Sohini Das Ahmedabad
Prime Minister Narendra Modi has been called a narcissist, attention monger and a megalomaniac, all for a sartorial pick he made during US President Barack Obama's India trip last month.

Modi himself might as well rue his decision to wear a certain blue suit – with his name monogrammed into the pinstripe – while meeting Obama. So much so that the PM decided auction the suit that cost an alleged Rs 10 lakh through an auction. 

Putting aside how much the suit cost or even if the PM accepting an expensive gift from someone outside close family or foreign governments, the fact remains that the suit has managed to attract Rs 1.48 crore, more than 14 times the disputed price, and counting. (The suit was sold for Rs 4.31 crore.)
 
The irony is that in this, too, he has managed to draw flak. The auction has been dubbed a desperate "damage control" exercise to 'purge' him of his 'sin' of wearing an expensive to suit. 
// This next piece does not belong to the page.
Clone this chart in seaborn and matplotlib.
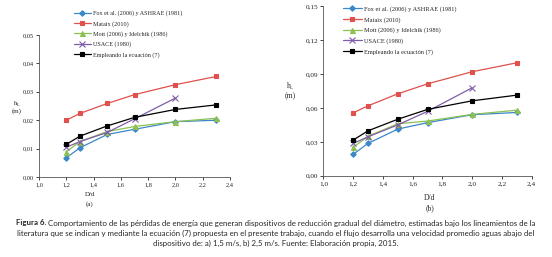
import numpy as np
import pandas as pd
import matplotlib
matplotlib.use("Agg")
import matplotlib.pyplot as plt
import seaborn as sns

# D/d ratios
x_vals = [1.2, 1.3, 1.5, 1.7, 2.0, 2.3]
x_usace = [1.2, 1.3, 1.5, 1.7, 2.0]

series_names = [
    "Fox et al. (2006) y ASHRAE (1981)",
    "Mataix (2010)",
    "Mott (2006) y Idelchik (1986)",
    "USACE (1980)",
    "Empleando la ecuación (7)",
]

# (a) velocity 1.5 m/s
a_fox = [0.0068, 0.0103, 0.0150, 0.0168, 0.0195, 0.0200]
a_mataix = [0.0200, 0.0224, 0.0259, 0.0290, 0.0325, 0.0354]
a_mott = [0.0089, 0.0125, 0.0160, 0.0178, 0.0195, 0.0207]
a_usace = [0.0105, 0.0125, 0.0157, 0.0205, 0.0278]
a_eq7 = [0.0115, 0.0144, 0.0180, 0.0210, 0.0238, 0.0254]

# (b) velocity 2.5 m/s
b_fox = [0.0190, 0.0287, 0.0413, 0.0470, 0.0540, 0.0560]
b_mataix = [0.0557, 0.0619, 0.0725, 0.0813, 0.0920, 0.0999]
b_mott = [0.0251, 0.0350, 0.0460, 0.0484, 0.0543, 0.0580]
b_usace = [0.0286, 0.0345, 0.0450, 0.0570, 0.0778]
b_eq7 = [0.0316, 0.0398, 0.0500, 0.0587, 0.0663, 0.0713]

colors = ["#3a88c8", "#e0504c", "#8cc152", "#7e5ea8", "#000000"]
markers = ["D", "s", "^", "x", "s"]
msizes = [2.8, 3.4, 3.6, 3.8, 3.4]


def build(fox, mataix, mott, usace, eq7):
    parts = []
    for name, xs, ys in zip(series_names,
                            [x_vals, x_vals, x_vals, x_usace, x_vals],
                            [fox, mataix, mott, usace, eq7]):
        parts.append(pd.DataFrame({"x": xs, "y": ys, "serie": name}))
    return pd.concat(parts, ignore_index=True)


df_a = build(a_fox, a_mataix, a_mott, a_usace, a_eq7)
df_b = build(b_fox, b_mataix, b_mott, b_usace, b_eq7)

sns.set_style("ticks")
plt.rcParams["font.family"] = ["Liberation Serif", "DejaVu Serif"]

fig = plt.figure(figsize=(5.52, 2.57), dpi=100)
ax_a = fig.add_axes([0.0707, 0.311, 0.346, 0.553])
ax_b = fig.add_axes([0.586, 0.316, 0.377, 0.660])


def draw(ax, df, ymax, ystep, lsize):
    for i, name in enumerate(series_names):
        sub = df[df["serie"] == name]
        sns.lineplot(data=sub, x="x", y="y", ax=ax, color=colors[i],
                     marker=markers[i], markersize=msizes[i],
                     markeredgecolor=colors[i], markeredgewidth=0.8,
                     linewidth=0.9, label=name)
    ax.set_xlim(1.0, 2.4)
    ax.set_ylim(0, ymax)
    xt = np.arange(1.0, 2.41, 0.2)
    yt = np.arange(0, ymax + 1e-9, ystep)
    ax.set_xticks(xt)
    ax.set_yticks(yt)
    ax.set_xticklabels([f"{v:.1f}".replace(".", ",") for v in xt])
    ax.set_yticklabels([f"{v:.2f}".replace(".", ",") for v in yt])
    ax.tick_params(labelsize=lsize, length=2, width=0.6, pad=2)
    for s in ["top", "right"]:
        ax.spines[s].set_visible(False)
    for s in ["left", "bottom"]:
        ax.spines[s].set_linewidth(0.6)
        ax.spines[s].set_color("#555555")
    ax.set_xlabel("")
    ax.set_ylabel("")


draw(ax_a, df_a, 0.05, 0.01, 4.6)
draw(ax_b, df_b, 0.15, 0.03, 5.2)

ax_a.legend(loc="upper left", bbox_to_anchor=(0.17, 1.19), frameon=False,
            fontsize=4.4, handlelength=2.8, handletextpad=0.3,
            labelspacing=0.75, borderaxespad=0)
ax_b.legend(loc="upper left", bbox_to_anchor=(0.08, 1.015), frameon=False,
            fontsize=4.6, handlelength=3.0, handletextpad=0.3,
            labelspacing=0.75, borderaxespad=0)

hl = "h$_\\mathregular{L}$\n(m)"
fig.text(17 / 552, 1 - 107 / 257, hl, ha="center", va="center",
         fontsize=5, linespacing=1.0)
fig.text(290 / 552, 1 - 90 / 257, hl, ha="center", va="center",
         fontsize=5.5, linespacing=1.0)
fig.text(90 / 552, 1 - 195 / 257, "D/d", ha="center", va="center", fontsize=5)
fig.text(90 / 552, 1 - 204 / 257, "(a)", ha="center", va="center", fontsize=5)
fig.text(430 / 552, 1 - 198 / 257, "D/d", ha="center", va="center", fontsize=5.5)
fig.text(430 / 552, 1 - 208 / 257, "(b)", ha="center", va="center", fontsize=5.5)

# caption
cap_font = ["Lato", "DejaVu Sans"]
cap_size = 5.7
line1_bold = "Figura 6."
line1 = (" Comportamiento de las pérdidas de energía que generan dispositivos de "
         "reducción gradual del diámetro, estimadas bajo los lineamientos de la")
line2 = ("literatura que se indican y mediante la ecuación (7) propuesta en el "
         "presente trabajo, cuando el flujo desarrolla una velocidad promedio aguas abajo del")
line3 = "dispositivo de: a) 1,5 m/s, b) 2,5 m/s. Fuente: Elaboración propia, 2015."

renderer = fig.canvas.get_renderer()
tb = fig.text(0, 0, line1_bold, fontsize=cap_size, family=cap_font,
              fontweight="bold")
tr = fig.text(0, 0, line1, fontsize=cap_size, family=cap_font)
wb = tb.get_window_extent(renderer).width
wr = tr.get_window_extent(renderer).width
x0 = (552 - wb - wr) / 2
tb.set_position((x0 / 552, 1 - 223 / 257))
tb.set_va("center")
tr.set_position(((x0 + wb) / 552, 1 - 223 / 257))
tr.set_va("center")
fig.text(0.5, 1 - 233 / 257, line2, fontsize=cap_size, family=cap_font,
         ha="center", va="center")
fig.text(0.5, 1 - 243 / 257, line3, fontsize=cap_size, family=cap_font,
         ha="center", va="center")

fig.savefig("out.png", dpi=100)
However, this isn't the first time Modi has auctioned his belongings to raise funds. While I doubt that the auction of old clothes of any other politician in the country could attract such bids, the 'star' that Modi is, he has managed to raise crores from auctioning items gifted to him as the chief minister of Gujarat. 

Sources say that he has auctioned close to 18,000 items during his 13-year stint at the CM of this western Indian state, and has managed to raise over Rs 90 crore that have gone into various welfare projects in the state including his pet project of Mukhya Mantri Kanya Kelavani Nidhi (Girl Child Welfare Fund). 

Recent reports say Rameshkumar Bhikabhai Virani, a diamond and jewellery tycoon, has claimed that he gifted the suit to the Prime Minister in January as a part of an invitation to his son's wedding on January 26. 

Virani has claimed that Modi could not attend the wedding, but wore the suit on January 26 to extend his blessings for the couple, a story that might actually succeed in striking a chord with many in this saas-bahu serial obsessed nation. 

While Virani may be making a sincere attempt to explain the reasons behind the PM wearing an "I-Me-Myself" suit, he seems to be oblivious to the fact that the PM wore it on January 25, and not the day of the wedding, to a meeting with Obama at Hyderabad House. 

The bottomline, though, is not the price of the suit but how Modi, smart marketer that he is, has indeed managed to make the most of even this controversy and raise money for one of his pet projects (the proceeds will go to the Clean Ganga campaign), a fact that even his strongest critics won’t be able to deny. And in doing so, he has set a trend, this time on the national stage, of high profile auctioning of personal belongings of leading politicians, a feat so far reserved for the country's beloved cricketers and Bollywood actors. 

It’s an altogether a different story whether he himself chose the monogrammed fabric, or if someone indeed gifted it to him.